● **INSTRUCTION**:
Skip the pictures and extract all of the lines exactly as written.

** start of INFORMATION SHOWN **

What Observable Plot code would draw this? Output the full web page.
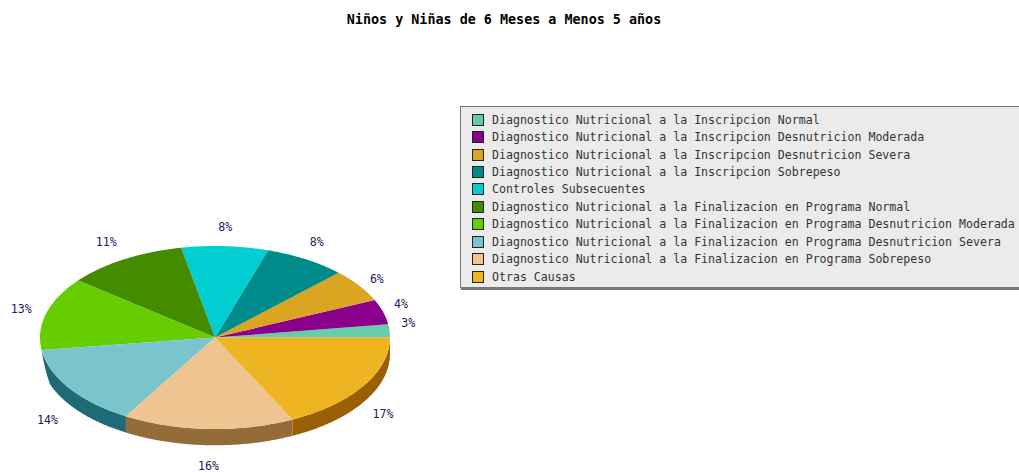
<!DOCTYPE html>
<html>
<head>
<meta charset="utf-8">
<script src="https://cdn.jsdelivr.net/npm/d3@7"></script>
<script src="https://cdn.jsdelivr.net/npm/@observablehq/plot@0.6"></script>
<style>
html, body { margin: 0; background: #fff; }
#page { position: relative; width: 1019px; height: 472px; overflow: hidden; }
#page svg { position: absolute; left: 0; top: 0; }
#title { position: absolute; left: 0; top: 12px; width: 1008px; text-align: center;
  font: bold 13.4px "DejaVu Sans Mono", monospace; color: #000; }
#legend { position: absolute; left: 460px; top: 106px; width: 580px; height: 182px; box-sizing: border-box;
  background: #ebebeb; border: 1px solid #777; box-shadow: 1px 2px 0 #777;
  font: 11.58px "DejaVu Sans Mono", monospace; color: #333; padding-top: 4px; }
.row { height: 17.45px; display: flex; align-items: center; white-space: pre; }
.sw { width: 10px; height: 10px; border: 1px solid #222; margin: 0 8px 0 11px; flex: none; }
</style>
</head>
<body>
<div id="page">
<div id="title"></div>
<div id="legend"></div>
</div>
<script>
const chartTitle = "Niños y Niñas de 6 Meses a Menos 5 años";
const categories = [
  "Diagnostico Nutricional a la Inscripcion Normal",
  "Diagnostico Nutricional a la Inscripcion Desnutricion Moderada",
  "Diagnostico Nutricional a la Inscripcion Desnutricion Severa",
  "Diagnostico Nutricional a la Inscripcion Sobrepeso",
  "Controles Subsecuentes",
  "Diagnostico Nutricional a la Finalizacion en Programa Normal",
  "Diagnostico Nutricional a la Finalizacion en Programa Desnutricion Moderada",
  "Diagnostico Nutricional a la Finalizacion en Programa Desnutricion Severa",
  "Diagnostico Nutricional a la Finalizacion en Programa Sobrepeso",
  "Otras Causas"
];
const shares = [2.3, 4.4, 5.8, 7.6, 8.0, 11.2, 12.9, 14.3, 15.8, 17.7];
const percentLabels = ["3%", "4%", "6%", "8%", "8%", "11%", "13%", "14%", "16%", "17%"];
const colors = ["#66cdaa", "#8b008b", "#daa520", "#008b8b", "#00ced1", "#458b00", "#66cd00", "#7ac5cd", "#eec591", "#eeb422"];
const sideColors = ["#3d7b66", "#530053", "#836313", "#005353", "#007b7d", "#295300", "#3d7b00", "#1f6b75", "#946c3a", "#9a5f05"];
// Small pixel nudges for the percent labels, [right, down]
const labelNudge = [[-4, -6], [-4, -2], [-1, 5], [-1, 0], [-1, 1], [-6, 0], [-3, 1], [-3, 5], [1, 1], [0, 2]];

const depth = 0.178;           // thickness of the disc, in vertical radii
const taper = 0.2;             // radians over which the side wall grows on the left
const TAU = 2 * Math.PI;
const pxX = 2 / 350, pxY = 2 / 183;
const arcs = d3.pie().sort(null).startAngle(0).endAngle(TAU)(shares);
const wallStart = arcs.find(d => d.startAngle >= Math.PI).startAngle;

function arcPoints(a0, a1, wall = false) {
  const n = Math.max(2, Math.ceil((a1 - a0) / 0.01));
  return d3.range(n + 1).map(i => {
    const a = a0 + (a1 - a0) * i / n;
    const dy = wall ? depth * Math.min(1, (a - wallStart) / taper) : 0;
    return {x: Math.cos(a), y: Math.sin(a) - dy};
  });
}

const topFaces = [], sideFaces = [];
arcs.forEach((d, i) => {
  arcPoints(d.startAngle, d.endAngle).concat([{x: 0, y: 0}])
    .forEach(p => topFaces.push({...p, k: i}));
  if (d.startAngle >= wallStart) {
    arcPoints(d.startAngle, d.endAngle).concat(arcPoints(d.startAngle, d.endAngle, true).reverse())
      .forEach(p => sideFaces.push({...p, k: i}));
  }
});

const labelData = arcs.map((d, i) => {
  const mid = (d.startAngle + d.endAngle) / 2;
  const s = Math.sin(mid);
  return {
    x: 1.13 * Math.cos(mid) + labelNudge[i][0] * pxX,
    y: 1.22 * s - (s < 0 ? depth : 0) - labelNudge[i][1] * pxY,
    text: percentLabels[i]
  };
});

const chart = Plot.plot({
  width: 1019,
  height: 472,
  margin: 0,
  style: {background: "transparent"},
  x: {domain: [-1, 1], range: [39.5, 389.5], axis: null},
  y: {domain: [-1, 1], range: [428.5, 245.5], axis: null},
  marks: [
    Plot.line(sideFaces, {x: "x", y: "y", z: "k", curve: "linear-closed", stroke: "none",
      fill: d => sideColors[d.k]}),
    Plot.line(topFaces, {x: "x", y: "y", z: "k", curve: "linear-closed", stroke: "none",
      fill: d => colors[d.k]}),
    Plot.text(labelData, {x: "x", y: "y", text: "text", fill: "#1c1c5c",
      fontFamily: "DejaVu Sans Mono", fontSize: 11.58})
  ]
});
document.getElementById("page").prepend(chart);
document.getElementById("title").textContent = chartTitle;

const legend = document.getElementById("legend");
categories.forEach((c, i) => {
  const row = document.createElement("div");
  row.className = "row";
  const sw = document.createElement("span");
  sw.className = "sw";
  sw.style.background = colors[i];
  const t = document.createElement("span");
  t.textContent = c;
  row.append(sw, t);
  legend.append(row);
});
</script>
</body>
</html>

** end of INFORMATION SHOWN **

● **OUTPUT FOR THIS TASK**:
What Observable Plot code would draw this? Output the full web page.
<!DOCTYPE html>
<html>
<head>
<meta charset="utf-8">
<script src="https://cdn.jsdelivr.net/npm/d3@7"></script>
<script src="https://cdn.jsdelivr.net/npm/@observablehq/plot@0.6"></script>
<style>
html, body { margin: 0; background: #fff; }
#page { position: relative; width: 1019px; height: 472px; overflow: hidden; }
#page svg { position: absolute; left: 0; top: 0; }
#title { position: absolute; left: 0; top: 12px; width: 1008px; text-align: center;
  font: bold 13.4px "DejaVu Sans Mono", monospace; color: #000; }
#legend { position: absolute; left: 460px; top: 106px; width: 580px; height: 182px; box-sizing: border-box;
  background: #ebebeb; border: 1px solid #777; box-shadow: 1px 2px 0 #777;
  font: 11.58px "DejaVu Sans Mono", monospace; color: #333; padding-top: 4px; }
.row { height: 17.45px; display: flex; align-items: center; white-space: pre; }
.sw { width: 10px; height: 10px; border: 1px solid #222; margin: 0 8px 0 11px; flex: none; }
</style>
</head>
<body>
<div id="page">
<div id="title"></div>
<div id="legend"></div>
</div>
<script>
const chartTitle = "Niños y Niñas de 6 Meses a Menos 5 años";
const categories = [
  "Diagnostico Nutricional a la Inscripcion Normal",
  "Diagnostico Nutricional a la Inscripcion Desnutricion Moderada",
  "Diagnostico Nutricional a la Inscripcion Desnutricion Severa",
  "Diagnostico Nutricional a la Inscripcion Sobrepeso",
  "Controles Subsecuentes",
  "Diagnostico Nutricional a la Finalizacion en Programa Normal",
  "Diagnostico Nutricional a la Finalizacion en Programa Desnutricion Moderada",
  "Diagnostico Nutricional a la Finalizacion en Programa Desnutricion Severa",
  "Diagnostico Nutricional a la Finalizacion en Programa Sobrepeso",
  "Otras Causas"
];
const shares = [2.3, 4.4, 5.8, 7.6, 8.0, 11.2, 12.9, 14.3, 15.8, 17.7];
const percentLabels = ["3%", "4%", "6%", "8%", "8%", "11%", "13%", "14%", "16%", "17%"];
const colors = ["#66cdaa", "#8b008b", "#daa520", "#008b8b", "#00ced1", "#458b00", "#66cd00", "#7ac5cd", "#eec591", "#eeb422"];
const sideColors = ["#3d7b66", "#530053", "#836313", "#005353", "#007b7d", "#295300", "#3d7b00", "#1f6b75", "#946c3a", "#9a5f05"];
// Small pixel nudges for the percent labels, [right, down]
const labelNudge = [[-4, -6], [-4, -2], [-1, 5], [-1, 0], [-1, 1], [-6, 0], [-3, 1], [-3, 5], [1, 1], [0, 2]];

const depth = 0.178;           // thickness of the disc, in vertical radii
const taper = 0.2;             // radians over which the side wall grows on the left
const TAU = 2 * Math.PI;
const pxX = 2 / 350, pxY = 2 / 183;
const arcs = d3.pie().sort(null).startAngle(0).endAngle(TAU)(shares);
const wallStart = arcs.find(d => d.startAngle >= Math.PI).startAngle;

function arcPoints(a0, a1, wall = false) {
  const n = Math.max(2, Math.ceil((a1 - a0) / 0.01));
  return d3.range(n + 1).map(i => {
    const a = a0 + (a1 - a0) * i / n;
    const dy = wall ? depth * Math.min(1, (a - wallStart) / taper) : 0;
    return {x: Math.cos(a), y: Math.sin(a) - dy};
  });
}

const topFaces = [], sideFaces = [];
arcs.forEach((d, i) => {
  arcPoints(d.startAngle, d.endAngle).concat([{x: 0, y: 0}])
    .forEach(p => topFaces.push({...p, k: i}));
  if (d.startAngle >= wallStart) {
    arcPoints(d.startAngle, d.endAngle).concat(arcPoints(d.startAngle, d.endAngle, true).reverse())
      .forEach(p => sideFaces.push({...p, k: i}));
  }
});

const labelData = arcs.map((d, i) => {
  const mid = (d.startAngle + d.endAngle) / 2;
  const s = Math.sin(mid);
  return {
    x: 1.13 * Math.cos(mid) + labelNudge[i][0] * pxX,
    y: 1.22 * s - (s < 0 ? depth : 0) - labelNudge[i][1] * pxY,
    text: percentLabels[i]
  };
});

const chart = Plot.plot({
  width: 1019,
  height: 472,
  margin: 0,
  style: {background: "transparent"},
  x: {domain: [-1, 1], range: [39.5, 389.5], axis: null},
  y: {domain: [-1, 1], range: [428.5, 245.5], axis: null},
  marks: [
    Plot.line(sideFaces, {x: "x", y: "y", z: "k", curve: "linear-closed", stroke: "none",
      fill: d => sideColors[d.k]}),
    Plot.line(topFaces, {x: "x", y: "y", z: "k", curve: "linear-closed", stroke: "none",
      fill: d => colors[d.k]}),
    Plot.text(labelData, {x: "x", y: "y", text: "text", fill: "#1c1c5c",
      fontFamily: "DejaVu Sans Mono", fontSize: 11.58})
  ]
});
document.getElementById("page").prepend(chart);
document.getElementById("title").textContent = chartTitle;

const legend = document.getElementById("legend");
categories.forEach((c, i) => {
  const row = document.createElement("div");
  row.className = "row";
  const sw = document.createElement("span");
  sw.className = "sw";
  sw.style.background = colors[i];
  const t = document.createElement("span");
  t.textContent = c;
  row.append(sw, t);
  legend.append(row);
});
</script>
</body>
</html>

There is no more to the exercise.